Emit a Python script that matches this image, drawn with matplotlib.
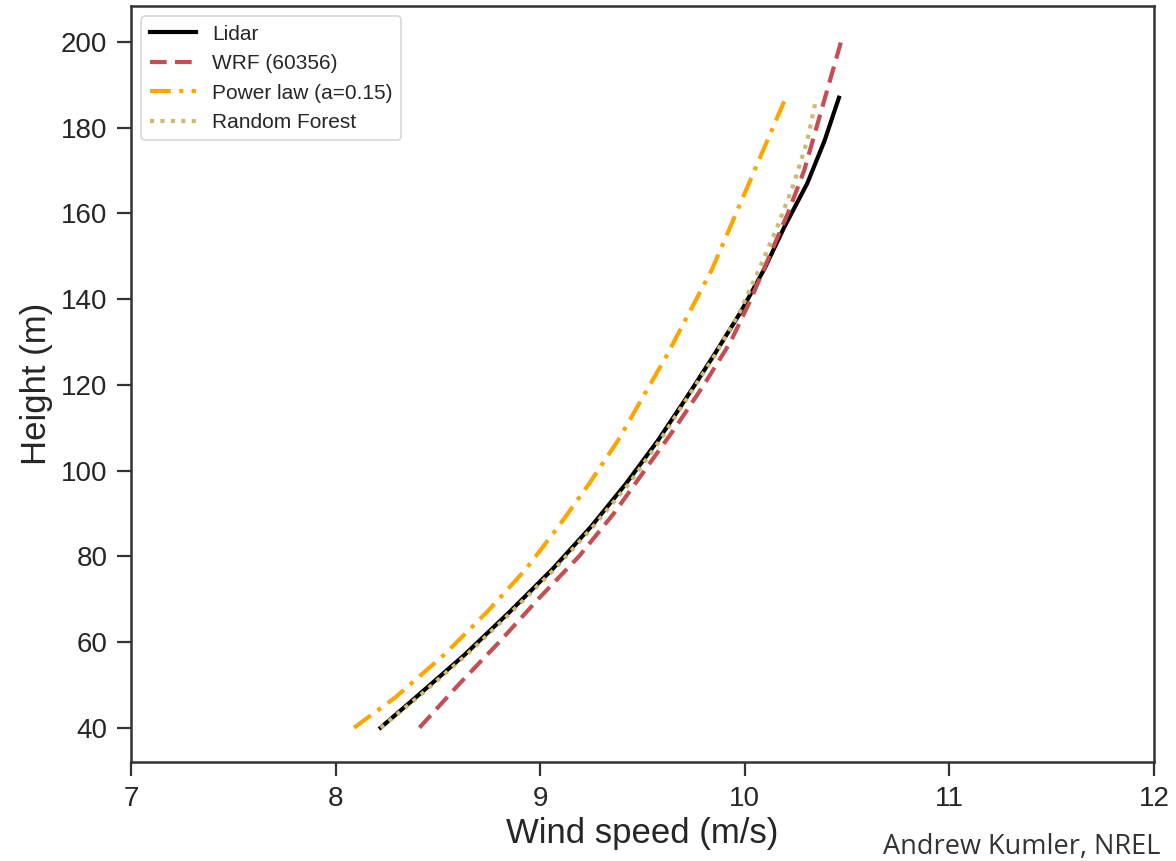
import numpy as np
import matplotlib.pyplot as plt

# heights (m) and wind speeds (m/s)
heights = [40, 47, 57, 67, 77, 87, 97, 107, 117, 127, 137, 147, 157, 167, 177, 187]
lidar = [8.22, 8.39, 8.63, 8.85, 9.06, 9.25, 9.42, 9.575, 9.715, 9.85, 9.98,
         10.095, 10.195, 10.305, 10.39, 10.46]
power_law = [8.09, 8.29, 8.53, 8.74, 8.93, 9.09, 9.24, 9.38, 9.50, 9.62, 9.73,
             9.84, 9.93, 10.02, 10.11, 10.20]
random_forest = [8.22, 8.40, 8.64, 8.86, 9.07, 9.26, 9.435, 9.585, 9.72, 9.855,
                 9.975, 10.07, 10.16, 10.24, 10.305, 10.35]

wrf_heights = [40, 50, 60, 70, 80, 90, 100, 110, 120, 130, 140, 150, 160, 170,
               180, 190, 200]
wrf = [8.41, 8.60, 8.80, 8.99, 9.19, 9.36, 9.51, 9.66, 9.80, 9.93, 10.03, 10.12,
       10.21, 10.29, 10.35, 10.41, 10.47]

plt.rcParams['font.family'] = ['Liberation Sans', 'DejaVu Sans']

fig = plt.figure(figsize=(11.76, 8.61), dpi=100)
ax = fig.add_axes([0.1114, 0.115, 0.8699, 0.878])

ax.plot(lidar, heights, color='black', lw=3, label='Lidar')
ax.plot(wrf, wrf_heights, color='#C44E52', lw=3, ls=(0, (4, 2)), label='WRF (60356)')
ax.plot(power_law, heights, color='#FFA500', lw=3, ls=(0, (5, 2, 1, 2)),
        label='Power law (a=0.15)')
ax.plot(random_forest, heights, color='#CCB974', lw=3, ls=(0, (1, 1.5)),
        label='Random Forest')

ax.set_xlim(7, 12)
ax.set_ylim(32, 208.4)
ax.set_xticks([7, 8, 9, 10, 11, 12])
ax.set_yticks(np.arange(40, 201, 20))

for s in ax.spines.values():
    s.set_color('#333333')
    s.set_linewidth(1.8)
ax.tick_params(labelsize=20, length=10, width=1.6, color='#333333',
               labelcolor='#262626', pad=7)

ax.set_xlabel('Wind speed (m/s)', fontsize=25, color='#262626', labelpad=4)
ax.set_ylabel('Height (m)', fontsize=25, color='#262626', labelpad=6)

leg = ax.legend(loc='upper left', fontsize=15, frameon=True, fancybox=True,
                edgecolor='#cccccc', borderaxespad=0.5, handlelength=2.2)
leg.get_frame().set_linewidth(1.2)
for t in leg.get_texts():
    t.set_color('#262626')

fig.text(0.987, 0.008, 'Andrew Kumler, NREL', ha='right', va='baseline',
         fontsize=19.5, color='#333333', family=['Open Sans', 'DejaVu Sans'])

fig.savefig('out.png', dpi=100)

________________________________________

TASK TO CARRY OUT:
Repeat the listing in full and exactly. Do not include any images.

RESULT:
Emit a Python script that matches this image, drawn with matplotlib.
import numpy as np
import matplotlib.pyplot as plt

# heights (m) and wind speeds (m/s)
heights = [40, 47, 57, 67, 77, 87, 97, 107, 117, 127, 137, 147, 157, 167, 177, 187]
lidar = [8.22, 8.39, 8.63, 8.85, 9.06, 9.25, 9.42, 9.575, 9.715, 9.85, 9.98,
         10.095, 10.195, 10.305, 10.39, 10.46]
power_law = [8.09, 8.29, 8.53, 8.74, 8.93, 9.09, 9.24, 9.38, 9.50, 9.62, 9.73,
             9.84, 9.93, 10.02, 10.11, 10.20]
random_forest = [8.22, 8.40, 8.64, 8.86, 9.07, 9.26, 9.435, 9.585, 9.72, 9.855,
                 9.975, 10.07, 10.16, 10.24, 10.305, 10.35]

wrf_heights = [40, 50, 60, 70, 80, 90, 100, 110, 120, 130, 140, 150, 160, 170,
               180, 190, 200]
wrf = [8.41, 8.60, 8.80, 8.99, 9.19, 9.36, 9.51, 9.66, 9.80, 9.93, 10.03, 10.12,
       10.21, 10.29, 10.35, 10.41, 10.47]

plt.rcParams['font.family'] = ['Liberation Sans', 'DejaVu Sans']

fig = plt.figure(figsize=(11.76, 8.61), dpi=100)
ax = fig.add_axes([0.1114, 0.115, 0.8699, 0.878])

ax.plot(lidar, heights, color='black', lw=3, label='Lidar')
ax.plot(wrf, wrf_heights, color='#C44E52', lw=3, ls=(0, (4, 2)), label='WRF (60356)')
ax.plot(power_law, heights, color='#FFA500', lw=3, ls=(0, (5, 2, 1, 2)),
        label='Power law (a=0.15)')
ax.plot(random_forest, heights, color='#CCB974', lw=3, ls=(0, (1, 1.5)),
        label='Random Forest')

ax.set_xlim(7, 12)
ax.set_ylim(32, 208.4)
ax.set_xticks([7, 8, 9, 10, 11, 12])
ax.set_yticks(np.arange(40, 201, 20))

for s in ax.spines.values():
    s.set_color('#333333')
    s.set_linewidth(1.8)
ax.tick_params(labelsize=20, length=10, width=1.6, color='#333333',
               labelcolor='#262626', pad=7)

ax.set_xlabel('Wind speed (m/s)', fontsize=25, color='#262626', labelpad=4)
ax.set_ylabel('Height (m)', fontsize=25, color='#262626', labelpad=6)

leg = ax.legend(loc='upper left', fontsize=15, frameon=True, fancybox=True,
                edgecolor='#cccccc', borderaxespad=0.5, handlelength=2.2)
leg.get_frame().set_linewidth(1.2)
for t in leg.get_texts():
    t.set_color('#262626')

fig.text(0.987, 0.008, 'Andrew Kumler, NREL', ha='right', va='baseline',
         fontsize=19.5, color='#333333', family=['Open Sans', 'DejaVu Sans'])

fig.savefig('out.png', dpi=100)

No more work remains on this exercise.